ADDED ON: 08/28/2021

Indian-American gay couples find new forms of union amid stigma

8/27/21 | BBC News

Excluded by traditional marriage ceremonies, Indian-American gay couples in the US are finding new and unique ways to solemnise their unions, reports Savita Patel. When Sameer Samudra and and Amit Gokhale decided to marry according to Hindu custom, the couple faced an unexpected hiccup: they couldn’t find a priest to do the ceremony. “We wanted a Hindu wedding, but so many pandits [priests] said no. I was agonised when one of them quoted an exorbitant amount just because I am gay!” said Sameer, who lives in North Carolina. Unwilling to have “the energy of a reluctant priest” at their wedding, the couple improvised. “One of our friends learnt the basics of being a priest and we chose Hindu rituals that made sense for a same-sex wedding,” Sameer said. So many Indian-American couples dream of a big fat Bollywood-style wedding, complete with traditional rituals. But that’s easier said than done for gay couples – even in the US where same-sex unions were legalised in 2015. More than 300,000 gay couples have wed in the country since then. But Indian-Americans say that they are often ostracised by those who have the holy task of solemnising their unions.
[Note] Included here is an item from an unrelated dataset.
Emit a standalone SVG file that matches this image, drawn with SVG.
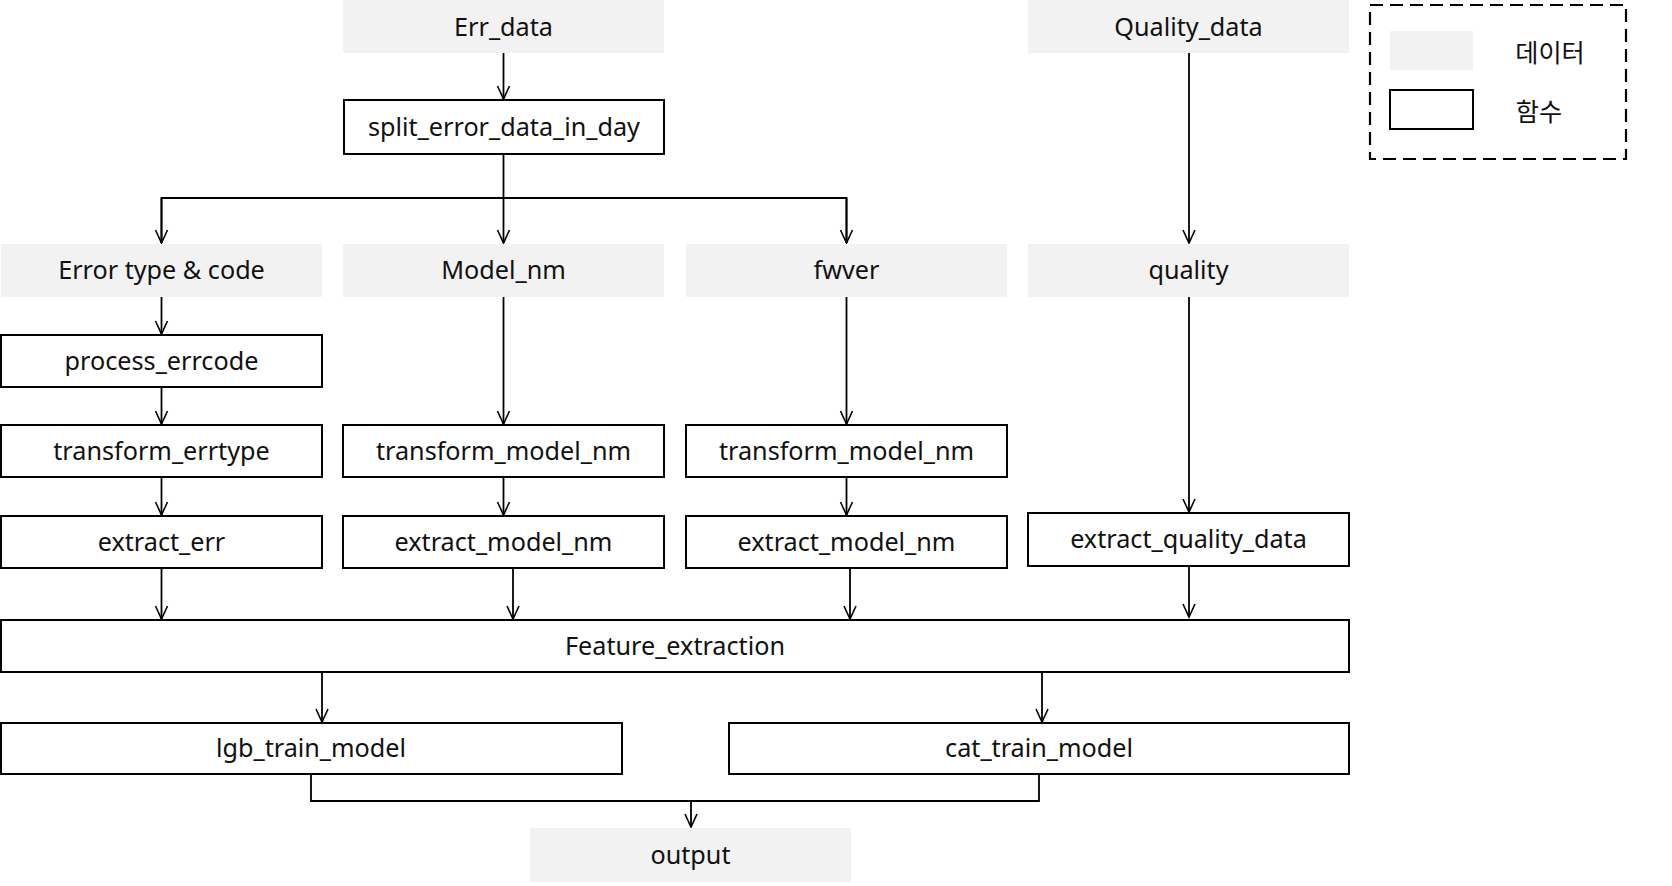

Temples refusing to host same-sex weddings, priests hanging up on their phone calls or unwilling to tweak the ceremony to suit them and, in some cases, not even showing up on the day of the wedding – these experiences have driven Indian-American gay couples to fall back on friends and well-wishers to create unique ceremonies rooted in their culture. Sapna Pandya, for instance, became a priest herself although female priests are virtually unheard of in Hinduism. She did it because of the opposition she and her Pakistani Muslim wife, Seher, faced when they wanted to get married the traditional way. “I didn’t feel comfortable going to the temple to see a priest. My wife didn’t feel comfortable going to the mosque and asking an imam. So, we wrote our own ceremony,” Sapna said. They chose Hindu mantras and verses from the Koran that symbolised companionship.